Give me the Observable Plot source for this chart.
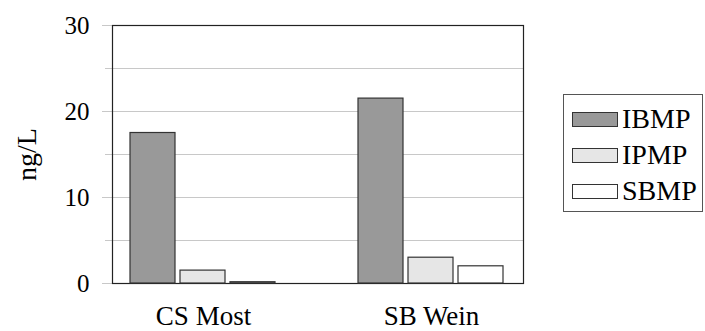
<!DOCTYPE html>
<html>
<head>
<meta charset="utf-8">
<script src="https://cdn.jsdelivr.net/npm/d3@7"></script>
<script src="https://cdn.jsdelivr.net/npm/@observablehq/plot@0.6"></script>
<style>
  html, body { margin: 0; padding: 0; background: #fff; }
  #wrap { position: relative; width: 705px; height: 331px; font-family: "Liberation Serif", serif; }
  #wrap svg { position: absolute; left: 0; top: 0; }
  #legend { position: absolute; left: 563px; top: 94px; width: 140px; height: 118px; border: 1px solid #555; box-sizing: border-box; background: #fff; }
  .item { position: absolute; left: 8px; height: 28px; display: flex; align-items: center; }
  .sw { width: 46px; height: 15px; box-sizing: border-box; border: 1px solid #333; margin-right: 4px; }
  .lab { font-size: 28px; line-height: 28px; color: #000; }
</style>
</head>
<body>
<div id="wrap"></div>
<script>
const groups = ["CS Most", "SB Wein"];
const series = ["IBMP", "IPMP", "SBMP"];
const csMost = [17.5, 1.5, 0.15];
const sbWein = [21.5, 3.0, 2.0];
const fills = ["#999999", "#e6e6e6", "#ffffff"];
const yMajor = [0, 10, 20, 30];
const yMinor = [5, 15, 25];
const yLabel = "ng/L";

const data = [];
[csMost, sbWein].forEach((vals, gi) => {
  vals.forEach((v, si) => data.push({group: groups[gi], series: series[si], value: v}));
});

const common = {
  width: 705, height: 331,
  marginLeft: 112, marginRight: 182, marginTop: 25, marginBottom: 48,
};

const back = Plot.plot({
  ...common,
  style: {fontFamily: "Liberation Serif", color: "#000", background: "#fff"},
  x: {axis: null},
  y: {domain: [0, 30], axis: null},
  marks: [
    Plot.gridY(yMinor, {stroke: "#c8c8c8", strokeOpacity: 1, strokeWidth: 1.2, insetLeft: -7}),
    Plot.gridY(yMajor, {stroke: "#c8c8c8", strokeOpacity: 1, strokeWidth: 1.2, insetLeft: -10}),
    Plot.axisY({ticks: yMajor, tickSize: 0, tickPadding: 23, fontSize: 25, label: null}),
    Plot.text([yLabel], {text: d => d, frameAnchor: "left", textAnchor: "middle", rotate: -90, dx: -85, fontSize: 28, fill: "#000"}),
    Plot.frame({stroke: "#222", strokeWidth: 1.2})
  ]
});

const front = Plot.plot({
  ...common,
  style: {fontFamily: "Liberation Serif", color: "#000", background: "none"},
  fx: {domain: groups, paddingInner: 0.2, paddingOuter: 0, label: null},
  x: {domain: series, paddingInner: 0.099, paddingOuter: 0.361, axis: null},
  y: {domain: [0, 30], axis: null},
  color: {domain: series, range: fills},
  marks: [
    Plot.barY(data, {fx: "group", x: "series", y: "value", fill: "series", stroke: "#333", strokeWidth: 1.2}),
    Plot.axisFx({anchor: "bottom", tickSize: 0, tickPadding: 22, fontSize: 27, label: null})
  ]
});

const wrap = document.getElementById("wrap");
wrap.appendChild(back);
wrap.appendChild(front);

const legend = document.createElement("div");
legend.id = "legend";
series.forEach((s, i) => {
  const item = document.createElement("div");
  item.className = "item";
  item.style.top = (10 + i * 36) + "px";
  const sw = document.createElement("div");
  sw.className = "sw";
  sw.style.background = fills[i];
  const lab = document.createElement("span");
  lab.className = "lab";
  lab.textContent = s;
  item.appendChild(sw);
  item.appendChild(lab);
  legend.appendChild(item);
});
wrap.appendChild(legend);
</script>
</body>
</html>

────────────────────────────────────────

Write out the listing above again, exactly, but with no pictures in the copy.

Give me the Observable Plot source for this chart.
<!DOCTYPE html>
<html>
<head>
<meta charset="utf-8">
<script src="https://cdn.jsdelivr.net/npm/d3@7"></script>
<script src="https://cdn.jsdelivr.net/npm/@observablehq/plot@0.6"></script>
<style>
  html, body { margin: 0; padding: 0; background: #fff; }
  #wrap { position: relative; width: 705px; height: 331px; font-family: "Liberation Serif", serif; }
  #wrap svg { position: absolute; left: 0; top: 0; }
  #legend { position: absolute; left: 563px; top: 94px; width: 140px; height: 118px; border: 1px solid #555; box-sizing: border-box; background: #fff; }
  .item { position: absolute; left: 8px; height: 28px; display: flex; align-items: center; }
  .sw { width: 46px; height: 15px; box-sizing: border-box; border: 1px solid #333; margin-right: 4px; }
  .lab { font-size: 28px; line-height: 28px; color: #000; }
</style>
</head>
<body>
<div id="wrap"></div>
<script>
const groups = ["CS Most", "SB Wein"];
const series = ["IBMP", "IPMP", "SBMP"];
const csMost = [17.5, 1.5, 0.15];
const sbWein = [21.5, 3.0, 2.0];
const fills = ["#999999", "#e6e6e6", "#ffffff"];
const yMajor = [0, 10, 20, 30];
const yMinor = [5, 15, 25];
const yLabel = "ng/L";

const data = [];
[csMost, sbWein].forEach((vals, gi) => {
  vals.forEach((v, si) => data.push({group: groups[gi], series: series[si], value: v}));
});

const common = {
  width: 705, height: 331,
  marginLeft: 112, marginRight: 182, marginTop: 25, marginBottom: 48,
};

const back = Plot.plot({
  ...common,
  style: {fontFamily: "Liberation Serif", color: "#000", background: "#fff"},
  x: {axis: null},
  y: {domain: [0, 30], axis: null},
  marks: [
    Plot.gridY(yMinor, {stroke: "#c8c8c8", strokeOpacity: 1, strokeWidth: 1.2, insetLeft: -7}),
    Plot.gridY(yMajor, {stroke: "#c8c8c8", strokeOpacity: 1, strokeWidth: 1.2, insetLeft: -10}),
    Plot.axisY({ticks: yMajor, tickSize: 0, tickPadding: 23, fontSize: 25, label: null}),
    Plot.text([yLabel], {text: d => d, frameAnchor: "left", textAnchor: "middle", rotate: -90, dx: -85, fontSize: 28, fill: "#000"}),
    Plot.frame({stroke: "#222", strokeWidth: 1.2})
  ]
});

const front = Plot.plot({
  ...common,
  style: {fontFamily: "Liberation Serif", color: "#000", background: "none"},
  fx: {domain: groups, paddingInner: 0.2, paddingOuter: 0, label: null},
  x: {domain: series, paddingInner: 0.099, paddingOuter: 0.361, axis: null},
  y: {domain: [0, 30], axis: null},
  color: {domain: series, range: fills},
  marks: [
    Plot.barY(data, {fx: "group", x: "series", y: "value", fill: "series", stroke: "#333", strokeWidth: 1.2}),
    Plot.axisFx({anchor: "bottom", tickSize: 0, tickPadding: 22, fontSize: 27, label: null})
  ]
});

const wrap = document.getElementById("wrap");
wrap.appendChild(back);
wrap.appendChild(front);

const legend = document.createElement("div");
legend.id = "legend";
series.forEach((s, i) => {
  const item = document.createElement("div");
  item.className = "item";
  item.style.top = (10 + i * 36) + "px";
  const sw = document.createElement("div");
  sw.className = "sw";
  sw.style.background = fills[i];
  const lab = document.createElement("span");
  lab.className = "lab";
  lab.textContent = s;
  item.appendChild(sw);
  item.appendChild(lab);
  legend.appendChild(item);
});
wrap.appendChild(legend);
</script>
</body>
</html>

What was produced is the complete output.